The US Open


All sports have their obvious points of ascension, the place that you reach the pinnacle and etch your place into the history of the respective sport that you are playing. Football has the Super Bowl, Baseball has the World Series, and Golf has the series of four majors that will determine who is the crème of the crop, the best of the best. You don’t have to have any complicated formulas, ridiculous statistical booklets or self-important critics telling you who is the best and why, it is quite simply the person that emerges at the top of each of these four contests. Win at the US Open and you have etched your name into the history of golf as one of the best to swing a club.

The Newport Golf and Country Club hosted the first US Open on its nine hole course in 1895 and was won by Horace Rawlins. Rawlins took advantage of the fact that he was an employee of the Newport Golf and Country Club, meaning that he knew the course very well, overcoming the fact that he was a mere 21-year old Englishman at the time. Rawlins wasn’t likely able to retire on his $150 prize money, if that sounds small it is because it was; the real contest of the time was considered to be the US Amateur Open which was to take place on the following week at the same Newport Golf and Country Club.

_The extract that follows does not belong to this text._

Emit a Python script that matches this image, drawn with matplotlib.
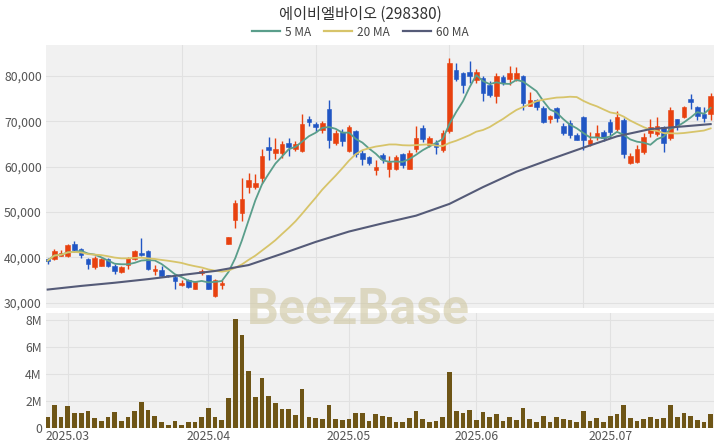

For the first time in its history, though it was just a local broadcast, the US Open was televised in 1947 which allowed viewers in the St. Louis area to watch Lew Worsham defeat Sam Snead in a playoff. It would take until 1982 for the entire tournament to be broadcast as it has been virtually ever since, showing once again the more recent spike in popularity for golf in general. Oakmont Country Club has hosted the US Open the most times, a total of seven times beginning in 1927 and the eighth time will come in 2007.